Turkmenistan: Accused Central Bank Official Extradited to Russia
Aysoltan Niyazova, accused of embezzling $19.3 million from Turkmenistan's Central Bank, who has been on the lam for eight years, has finally been located in Switzerland and is being extradited to Russia, Russia's business daily Kommersant reports. (Niyazov is a common name and it is not known if she is a relative of past dictator Saparmurat Niyazov.)
Last year, when Turkmenistan joined the Financial Action Task Force (FATF), it was upgraded from the "blacklist" and put on the "improving" list for passing laws and starting to investigate and prosecute some of the rampant corruption and mismanagement in its opaque banking system. Then an arrest was finally made in the Central Banking case which dates back to 2002. Saveliy Burshtein, a Russian citizen, was accused of siphoning $19.3 from the Central Bank of Turkmenistan and sentenced to six years of prison. But a co-defendant tried in absentia, Aysoltan Niyazova, 38, a director of Moscow's Index-Bank was able to escape abroad, and remained at large for some eight years.

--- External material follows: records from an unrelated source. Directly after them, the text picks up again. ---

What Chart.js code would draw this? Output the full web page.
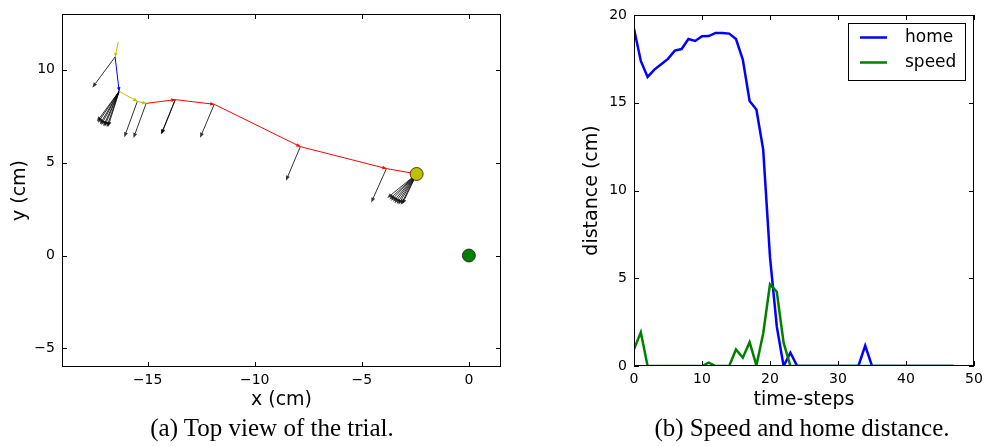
<!DOCTYPE html>
<html>
<head>
<meta charset="utf-8">
<script src="https://cdn.jsdelivr.net/npm/chart.js@4.4.1/dist/chart.umd.min.js"></script>
<style>
  body { margin: 0; background: #fff; }
  #page { position: relative; width: 984px; height: 447px; overflow: hidden; }
  .panel { position: absolute; top: 0; height: 415px; }
  #left { left: 0; width: 520px; }
  #right { left: 520px; width: 464px; }
  .caption {
    position: absolute; top: 413px; height: 30px; line-height: 30px; width: 340px;
    font-family: "Liberation Serif", "Times New Roman", serif; font-size: 25px;
    color: #000; text-align: center; white-space: nowrap;
  }
  #capA { left: 102px; }
  #capB { left: 632px; }
</style>
</head>
<body>
<div id="page">
  <div class="panel" id="left"><canvas id="topView"></canvas></div>
  <div class="panel" id="right"><canvas id="distPlot"></canvas></div>
  <div class="caption" id="capA">(a) Top view of the trial.</div>
  <div class="caption" id="capB">(b) Speed and home distance.</div>
</div>
<script>
// ========== TOP VIEW DATA (cm) ==========
const pathX = [-16.37, -16.52, -16.33, -15.48, -15.07, -13.71, -11.89, -7.87, -3.85, -2.44];
const pathY = [11.50, 10.69, 8.84, 8.30, 8.19, 8.39, 8.14, 5.86, 4.68, 4.39];
// colour of each segment, from point i to point i+1
const segColors = ["#bfbf00", "#0000ff", "#bfbf00", "#bfbf00", "#ff0000",
                   "#ff0000", "#ff0000", "#ff0000", "#ff0000"];
// heading arrows: start point and vector
const arrowX = [-16.52,
  -16.33, -16.33, -16.33, -16.33, -16.33, -16.33, -16.33, -16.33,
  -15.48, -15.07, -13.71, -13.71, -11.89, -7.87, -3.85,
  -2.44, -2.44, -2.44, -2.44, -2.44, -2.44, -2.44, -2.44, -2.44];
const arrowY = [10.69,
  8.84, 8.84, 8.84, 8.84, 8.84, 8.84, 8.84, 8.84,
  8.30, 8.19, 8.39, 8.39, 8.14, 5.86, 4.68,
  4.39, 4.39, 4.39, 4.39, 4.39, 4.39, 4.39, 4.39, 4.39];
const arrowU = [-1.06,
  -1.04, -0.99, -0.90, -0.84, -0.74, -0.68, -0.58, -0.52,
  -0.61, -0.59, -0.67, -0.64, -0.66, -0.67, -0.71,
  -1.37, -1.27, -1.20, -1.10, -1.03, -0.93, -0.85, -0.74, -0.67];
const arrowV = [-1.65,
  -1.63, -1.69, -1.78, -1.82, -1.88, -1.89, -1.93, -1.91,
  -1.93, -1.86, -1.88, -1.85, -1.80, -1.83, -1.83,
  -1.29, -1.37, -1.44, -1.50, -1.57, -1.61, -1.65, -1.66, -1.63];
const homeX = [0];
const homeY = [0];
const xTicksA = [-15, -10, -5, 0];
const yTicksA = [-5, 0, 5, 10];

// ========== SPEED / HOME DISTANCE DATA ==========
const timeSteps = [0, 1, 2, 3, 4, 5, 6, 7, 8, 9, 10, 11, 12, 13, 14, 15, 16, 17, 18, 19,
  20, 21, 22, 23, 24, 25, 26, 27, 28, 29, 30, 31, 32, 33, 34, 35, 36, 37, 38, 39,
  40, 41, 42, 43, 44, 45, 46, 47];
const homeDist = [19.22, 17.38, 16.47, 16.89, 17.19, 17.50, 17.97, 18.06, 18.63, 18.52,
  18.79, 18.80, 18.98, 18.98, 18.94, 18.63, 17.46, 15.10, 14.61, 12.33,
  6.20, 2.24, 0, 0.76, 0, 0, 0, 0, 0, 0,
  0, 0, 0, 0, 1.16, 0, 0, 0, 0, 0,
  0, 0, 0, 0, 0, 0, 0, 0];
const speedVals = [0.95, 1.92, 0, 0, 0, 0, 0, 0, 0, 0,
  0, 0.19, 0, 0, 0, 0.94, 0.47, 1.36, 0.03, 1.85,
  4.65, 4.23, 1.33, 0, 0, 0, 0, 0, 0, 0,
  0, 0, 0, 0, 0, 0, 0, 0, 0, 0,
  0, 0, 0, 0, 0, 0, 0, 0];
const xTicksB = [0, 10, 20, 30, 40, 50];
const yTicksB = [0, 5, 10, 15, 20];

Chart.defaults.font.family = "'DejaVu Sans', sans-serif";
Chart.defaults.color = "#000";

function fmt(v) {
  return v < 0 ? "\u2212" + Math.abs(v) : String(v);
}

function drawArrow(ctx, x0, y0, x1, y1, len, half) {
  const ang = Math.atan2(y1 - y0, x1 - x0);
  const bx = x1 - len * Math.cos(ang), by = y1 - len * Math.sin(ang);
  ctx.beginPath();
  ctx.moveTo(x0, y0);
  ctx.lineTo(bx, by);
  ctx.stroke();
  ctx.beginPath();
  ctx.moveTo(x1, y1);
  ctx.lineTo(bx + half * Math.sin(ang), by - half * Math.cos(ang));
  ctx.lineTo(bx - half * Math.sin(ang), by + half * Math.cos(ang));
  ctx.closePath();
  ctx.fill();
}

// box with inward ticks on all four sides
const framePlugin = {
  id: "frame",
  afterDatasetsDraw(chart) {
    const { ctx, chartArea: a, scales } = chart;
    ctx.save();
    ctx.strokeStyle = "#000";
    ctx.lineWidth = 1;
    ctx.strokeRect(a.left + 0.5, a.top + 0.5, a.width - 1, a.height - 1);
    ctx.beginPath();
    scales.x.ticks.forEach((t) => {
      const px = Math.round(scales.x.getPixelForValue(t.value)) + 0.5;
      ctx.moveTo(px, a.bottom); ctx.lineTo(px, a.bottom - 5);
      ctx.moveTo(px, a.top); ctx.lineTo(px, a.top + 5);
    });
    scales.y.ticks.forEach((t) => {
      const py = Math.round(scales.y.getPixelForValue(t.value)) + 0.5;
      ctx.moveTo(a.left, py); ctx.lineTo(a.left + 5, py);
      ctx.moveTo(a.right, py); ctx.lineTo(a.right - 5, py);
    });
    ctx.stroke();
    ctx.restore();
  },
};

// heading arrows and path heads, both under the markers
const quiverPlugin = {
  id: "quiver",
  beforeDatasetsDraw(chart) {
    const { ctx, scales: { x, y } } = chart;
    ctx.save();
    ctx.strokeStyle = "rgba(0,0,0,0.8)";
    ctx.fillStyle = "rgba(0,0,0,0.8)";
    ctx.lineWidth = 1;
    arrowX.forEach((ax, i) => {
      drawArrow(ctx,
        x.getPixelForValue(ax), y.getPixelForValue(arrowY[i]),
        x.getPixelForValue(ax + arrowU[i]), y.getPixelForValue(arrowY[i] + arrowV[i]),
        5, 2);
    });
    // small heads at the end of each path segment
    for (let i = 0; i < pathX.length - 1; i++) {
      const x0 = x.getPixelForValue(pathX[i]), y0 = y.getPixelForValue(pathY[i]);
      const x1 = x.getPixelForValue(pathX[i + 1]), y1 = y.getPixelForValue(pathY[i + 1]);
      const ang = Math.atan2(y1 - y0, x1 - x0);
      const bx = x1 - 4 * Math.cos(ang), by = y1 - 4 * Math.sin(ang);
      ctx.fillStyle = segColors[i];
      ctx.beginPath();
      ctx.moveTo(x1, y1);
      ctx.lineTo(bx + 1.8 * Math.sin(ang), by - 1.8 * Math.cos(ang));
      ctx.lineTo(bx - 1.8 * Math.sin(ang), by + 1.8 * Math.cos(ang));
      ctx.closePath();
      ctx.fill();
    }
    ctx.restore();
  },
};

// framed legend in the upper right corner
const boxLegend = {
  id: "boxLegend",
  afterDraw(chart) {
    const { ctx, chartArea: a } = chart;
    const w = 117, h = 57;
    const left = a.right - 9 - w, top = a.top + 8;
    ctx.save();
    ctx.fillStyle = "#fff";
    ctx.fillRect(left, top, w, h);
    ctx.strokeStyle = "#000";
    ctx.lineWidth = 1;
    ctx.strokeRect(left + 0.5, top + 0.5, w, h);
    ctx.font = "17px 'DejaVu Sans'";
    ctx.textBaseline = "middle";
    chart.data.datasets.forEach((ds, i) => {
      const yy = top + 14.5 + i * 25;
      ctx.strokeStyle = ds.borderColor;
      ctx.lineWidth = 2.5;
      ctx.beginPath();
      ctx.moveTo(left + 12, yy);
      ctx.lineTo(left + 39, yy);
      ctx.stroke();
      ctx.fillStyle = "#000";
      ctx.fillText(ds.label, left + 57, yy);
    });
    ctx.restore();
  },
};

function fixedTicks(list) {
  return (s) => { s.ticks = list.map((v) => ({ value: v })); };
}
function fixedWidth(w) {
  return (s) => { s.width = w; s.paddingTop = 0; s.paddingBottom = 0; };
}
function fixedHeight(h) {
  return (s) => { s.height = h; s.paddingLeft = 0; s.paddingRight = 0; };
}
const tickFont = { size: 14 };
const titleFont = { size: 19 };

// ========== (a) TOP VIEW ==========
new Chart(document.getElementById("topView"), {
  type: "scatter",
  data: {
    datasets: [
      {
        data: pathX.map((v, i) => ({ x: v, y: pathY[i] })),
        showLine: true,
        borderWidth: 1,
        borderColor: segColors[0],
        segment: { borderColor: (c) => segColors[c.p0DataIndex] },
        pointRadius: 0,
        order: 2,
      },
      {
        data: homeX.map((v, i) => ({ x: v, y: homeY[i] })),
        pointRadius: 6.5,
        backgroundColor: "#008000",
        borderColor: "#1a1a1a",
        borderWidth: 0.8,
        order: 0,
      },
      {
        data: [{ x: pathX[pathX.length - 1], y: pathY[pathY.length - 1] }],
        pointRadius: 6.5,
        backgroundColor: "#bfbf00",
        borderColor: "#1a1a1a",
        borderWidth: 0.8,
        order: 1,
      },
    ],
  },
  options: {
    responsive: true,
    maintainAspectRatio: false,
    animation: false,
    layout: { padding: { top: 14, right: 19, left: 0, bottom: 0 } },
    plugins: { legend: { display: false }, tooltip: { enabled: false } },
    scales: {
      x: {
        type: "linear", min: -19, max: 1.5,
        afterBuildTicks: fixedTicks(xTicksA),
        afterFit: fixedHeight(48),
        grid: { display: false, drawTicks: false },
        border: { display: false },
        ticks: { font: tickFont, padding: 5, maxRotation: 0, autoSkip: false, callback: fmt },
        title: { display: true, text: "x (cm)", font: titleFont, padding: { top: 0, bottom: 4 } },
      },
      y: {
        type: "linear", min: -6, max: 13,
        afterBuildTicks: fixedTicks(yTicksA),
        afterFit: fixedWidth(62),
        grid: { display: false, drawTicks: false },
        border: { display: false },
        ticks: { font: tickFont, padding: 7, autoSkip: false, callback: fmt },
        title: { display: true, text: "y (cm)", font: titleFont, padding: { top: 9, bottom: 0 } },
      },
    },
  },
  plugins: [quiverPlugin, framePlugin],
});

// ========== (b) SPEED AND HOME DISTANCE ==========
new Chart(document.getElementById("distPlot"), {
  type: "scatter",
  data: {
    datasets: [
      {
        label: "home",
        data: timeSteps.map((t, i) => ({ x: t, y: homeDist[i] })),
        showLine: true,
        borderColor: "#0000ff",
        borderWidth: 2.5,
        pointRadius: 0,
        order: 1,
      },
      {
        label: "speed",
        data: timeSteps.map((t, i) => ({ x: t, y: speedVals[i] })),
        showLine: true,
        borderColor: "#008000",
        borderWidth: 2.5,
        pointRadius: 0,
        order: 0,
      },
    ],
  },
  options: {
    responsive: true,
    maintainAspectRatio: false,
    animation: false,
    layout: { padding: { top: 15, right: 10, left: 0, bottom: 0 } },
    plugins: { legend: { display: false }, tooltip: { enabled: false } },
    scales: {
      x: {
        type: "linear", min: 0, max: 50,
        afterBuildTicks: fixedTicks(xTicksB),
        afterFit: fixedHeight(49),
        grid: { display: false, drawTicks: false },
        border: { display: false },
        ticks: { font: tickFont, padding: 5, maxRotation: 0, autoSkip: false, callback: fmt },
        title: { display: true, text: "time-steps", font: titleFont, padding: { top: 0, bottom: 4 } },
      },
      y: {
        type: "linear", min: 0, max: 20,
        afterBuildTicks: fixedTicks(yTicksB),
        afterFit: fixedWidth(114),
        grid: { display: false, drawTicks: false },
        border: { display: false },
        ticks: { font: tickFont, padding: 7, autoSkip: false, callback: fmt },
        title: { display: true, text: "distance (cm)", font: titleFont, padding: { top: 61, bottom: 0 } },
      },
    },
  },
  plugins: [framePlugin, boxLegend],
});
</script>
</body>
</html>
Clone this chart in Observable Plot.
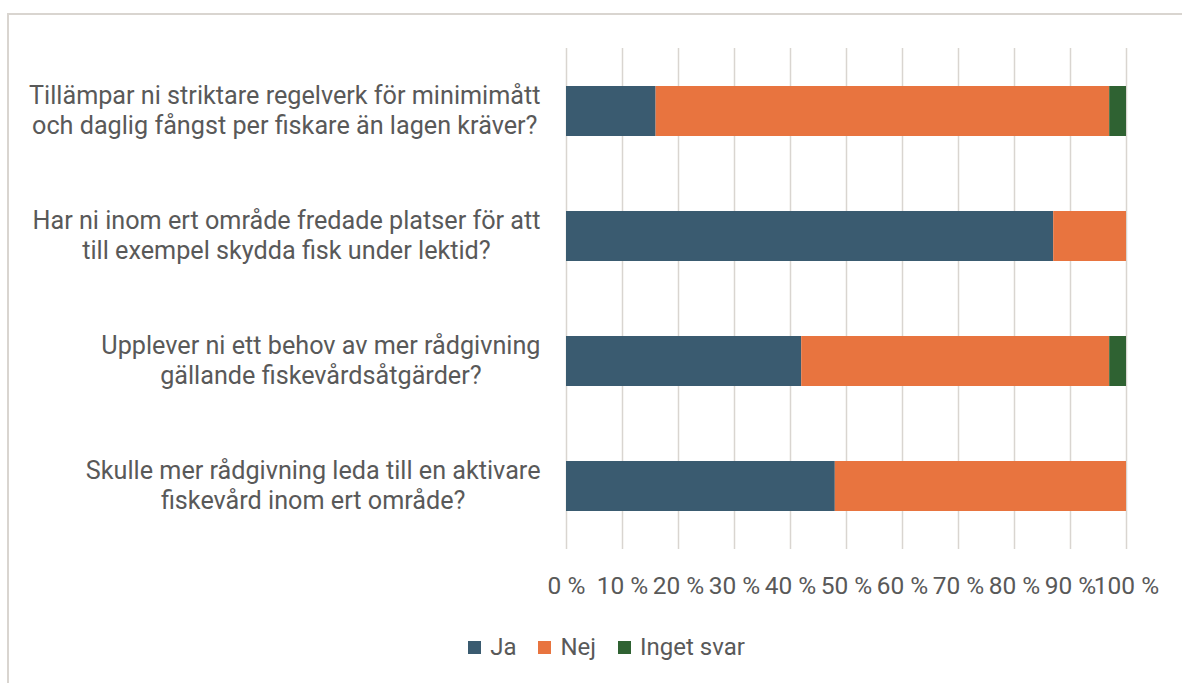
<!DOCTYPE html>
<html>
<head>
<meta charset="utf-8">
<script src="https://cdn.jsdelivr.net/npm/d3@7"></script>
<script src="https://cdn.jsdelivr.net/npm/@observablehq/plot@0.6"></script>
<style>
  html, body { margin: 0; padding: 0; background: #fff; }
  body { width: 1182px; height: 683px; position: relative; overflow: hidden; font-family: Roboto, "Open Sans", sans-serif; }
  #frame { position: absolute; left: 7px; top: 13px; width: 1300px; height: 800px; border-left: 2px solid #d9d5d0; border-top: 2px solid #d9d5d0; }
  #chart { position: absolute; left: 0; top: 0; }
  #legend { position: absolute; top: 632px; left: 0; width: 1182px; display: flex; justify-content: center; padding-left: 31px; box-sizing: border-box; gap: 22px; font-size: 24px; color: #595959; line-height: 30px; }
  .item { display: flex; align-items: center; gap: 9px; }
  .sw { width: 13px; height: 13px; display: inline-block; }
</style>
</head>
<body>
<div id="frame"></div>
<div id="chart"></div>
<div id="legend"></div>
<script>
const questions = [
  "Tillämpar ni striktare regelverk för minimimått\noch daglig fångst per fiskare än lagen kräver?",
  "Har ni inom ert område fredade platser för att\ntill exempel skydda fisk under lektid?",
  "Upplever ni ett behov av mer rådgivning\ngällande fiskevårdsåtgärder?",
  "Skulle mer rådgivning leda till en aktivare\nfiskevård inom ert område?"
];
const answers = ["Ja", "Nej", "Inget svar"];
const colors = ["#3a5b70", "#e8743f", "#2f6232"];
const ja = [0.16, 0.87, 0.42, 0.48];
const nej = [0.81, 0.13, 0.55, 0.52];
const ingetSvar = [0.03, 0.00, 0.03, 0.00];
const xTicks = [0, 0.1, 0.2, 0.3, 0.4, 0.5, 0.6, 0.7, 0.8, 0.9, 1.0];

const series = [ja, nej, ingetSvar];
const data = [];
questions.forEach((q, i) => {
  answers.forEach((a, j) => {
    data.push({question: q, answer: a, value: series[j][i]});
  });
});

const chart = Plot.plot({
  width: 1182,
  height: 600,
  marginLeft: 566,
  marginRight: 56,
  marginTop: 48,
  marginBottom: 51,
  style: {fontFamily: "Roboto, 'Open Sans', sans-serif", color: "#595959", background: "transparent"},
  x: {domain: [0, 1], ticks: xTicks, label: null},
  y: {domain: questions, paddingInner: 0.6, paddingOuter: 0.3, label: null},
  color: {domain: answers, range: colors},
  marks: [
    Plot.gridX(xTicks, {stroke: "#d9d5d0", strokeOpacity: 1, strokeWidth: 1.5}),
    Plot.barX(data, {x: "value", y: "question", fill: "answer", order: answers}),
    Plot.axisX(xTicks, {tickSize: 0, tickPadding: 27, fontSize: 24.5, fill: "#595959", tickFormat: d => Math.round(d * 100) + " %", label: null}),
    Plot.axisY({tickSize: 0, tickPadding: 26, fontSize: 25.2, fill: "#595959", lineHeight: 1.19, dy: -2, label: null})
  ]
});
document.getElementById("chart").appendChild(chart);

// Center each multi-line label within its own block, keeping the block right-aligned.
chart.querySelectorAll('g[aria-label="y-axis tick label"] text').forEach(t => {
  const b = t.getBBox();
  t.setAttribute("text-anchor", "middle");
  const tr = t.getAttribute("transform") || "";
  t.setAttribute("transform", tr + ` translate(${-b.width / 2},0)`);
});

const legend = document.getElementById("legend");
answers.forEach((a, j) => {
  const item = document.createElement("div");
  item.className = "item";
  const sw = document.createElement("span");
  sw.className = "sw";
  sw.style.background = colors[j];
  const t = document.createElement("span");
  t.textContent = a;
  item.appendChild(sw);
  item.appendChild(t);
  legend.appendChild(item);
});
</script>
</body>
</html>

In January of this year, Niyazova, who holds dual Turkmen and Russian citizenship was eventually found by the Swiss police through Interpol. It then took months to arrange the extradition with Russia but now Niyazova is finally being returned to face imprisonment. As with other, similar cases, such as the rapid arrest and conviction of Central Bank employees this summer amid charges of bribe payments to Turkish construction firms, it is hard to know who is really guilty of what in this case involving at least five persons crossing international borders.
Back in 2002, German intelligence found that a Turkmen Central Bank employee, Arslan Kakaev, an officer of the international payments department, had removed $41 million from his bank in Turkmenistan and transferred it to Deutsche Bank and then to other banks -- about $20 million was sent to Latvia's Parex Bank; and another $20 million to the Russian Deposit Bank to an account opened by a Vietnamese citizen.
Kakaev was subsequently killed in St. Petersburg in 2003. That's when Niyazova and Burshtein were said to pick up the $19.3 million. According to prosecutors, a lot of the cash then disappeared in Czech Republic into the hotel business -- an industry where money is often laundered.
Another defendant in this case, Murad Garabaev, a former Turkmen Central Bank employee, was acquitted. His lawyer, Anna Stavitskaya, said she was surprised that Niyazova was extradited to Russia, and continues to claim that there is no proof that the $20 million came in fact from Turkmenistan or that it was even an illegal transfer -- no evidence was supplied to the court.
"It turns out that for the 6 weeks during which all this money was being taken out of the Central Bank of Turkmenistan, all the officers of this financial establishment were in a coma. But I think that what's more likely is that the transfer was fully authorized by the bank leadership," Stavitskaya told Kommersant.
That would imply that subordinates are now taking the hit for higher-ups, but how high?
Back then, Imamdurdy Gandymov, chairman of the Central Bank, was dismissed. Global Witness, an anti-corruption NGO, issued a report at the time calling on Deutsche Bank to investigate the large sums said to be transferred to Germany from state accounts by President Niyazov.
No more can be gleaned from the only partly-free media of Russia and the state press of Turkmenistan which hasn't covered the story. Meanwhile, watch out for emails claiming to be from the relatives of any of these figures, promising to cut you in on the stash, if you would only send them your bank account and social security numbers.